The state of Texas has abdicated its responsibility to provide necessary transportation infrastructure in exchange for a vast web of toll roads controlled by a patchwork of powerful, self-interested organizations that often act to the detriment of residents.
That’s our conclusion after reading a yearlong investigation conducted by our newsroom into how Texas built more toll roads than nearly all other states combined over the last two decades, and the alarming consequences for the public.

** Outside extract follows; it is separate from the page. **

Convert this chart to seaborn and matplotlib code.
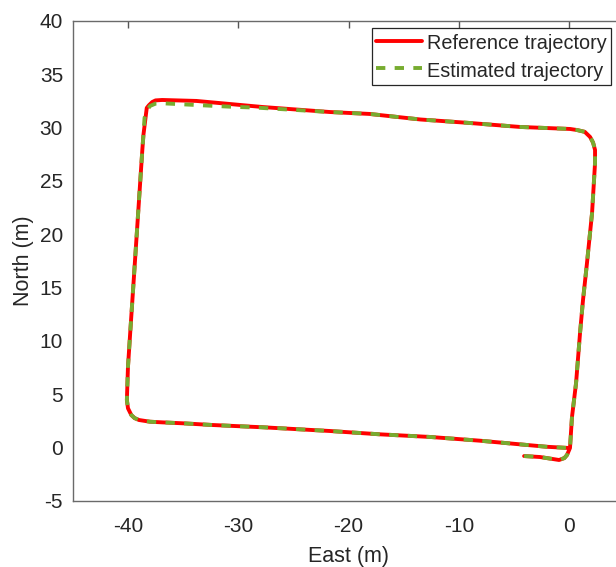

A subsequent report hinted at the possibility of toll road reform in the 2025 session: "As lawmakers have grappled with how to ease toll expenses on motorists, some say the time is ripe for them to reform Texas’ complex tollway system"
My Preference
The state Legislature gives, and it can also take away. My preference is for the State of Texas to disband HCTRA due to its mismanagement and ineptitude, and take control of toll road system, including assuming its debt. Under state control via TxDOT, diversions of toll revenue to Harris County would stop. Then the system should be managed to be customer-friendly by reducing and eliminating tolls. TxDOT should cancel plans to spend hundreds of millions of dollars to modernize toll collection on older parts of the system which have long paid for themselves. Instead, tolls on the original sections of the Sam Houston Tollway, from the Southwest Freeway to North Freeway, should be entirely eliminated. Surplus toll revenue should go to local projects, including projects currently being planned by HCTRA.
This may be wishful thinking. But it appears that Harris County is attempting to repair its soiled reputation in Austin, possibly to preempt any legislative action. At the November meeting of the Texas Transportation Commission, Harris County Commissioners Tom Ramsey and Leslie Briones spoke to the commission in support of a new era of partnership between TxDOT and HCTRA. HCTRA Executive Director Robert Trevino, whose salary was recently increased to $485,000, was also in attendance. (video, "open comment period" starting at 34:15)
All the the long-planned projects remain on HCTRA's to-do list, and this October 2024 document has schedules for contracts. HCTRA also launched two studies, the Westpark Tollway Capacity Optimization Study and the Harris County Truck Route Study & Freight Corridors Plan. Will HCTRA actually be able to get these jobs done, or just continue its policies of study and delay?
Let's hope something happens to improve HCTRA's performance - either legislative action or mandates from Commissioners Court to get things done. Ideally, we can bring back the pre-2019 HCTRA that got the jobs done quickly and efficiently.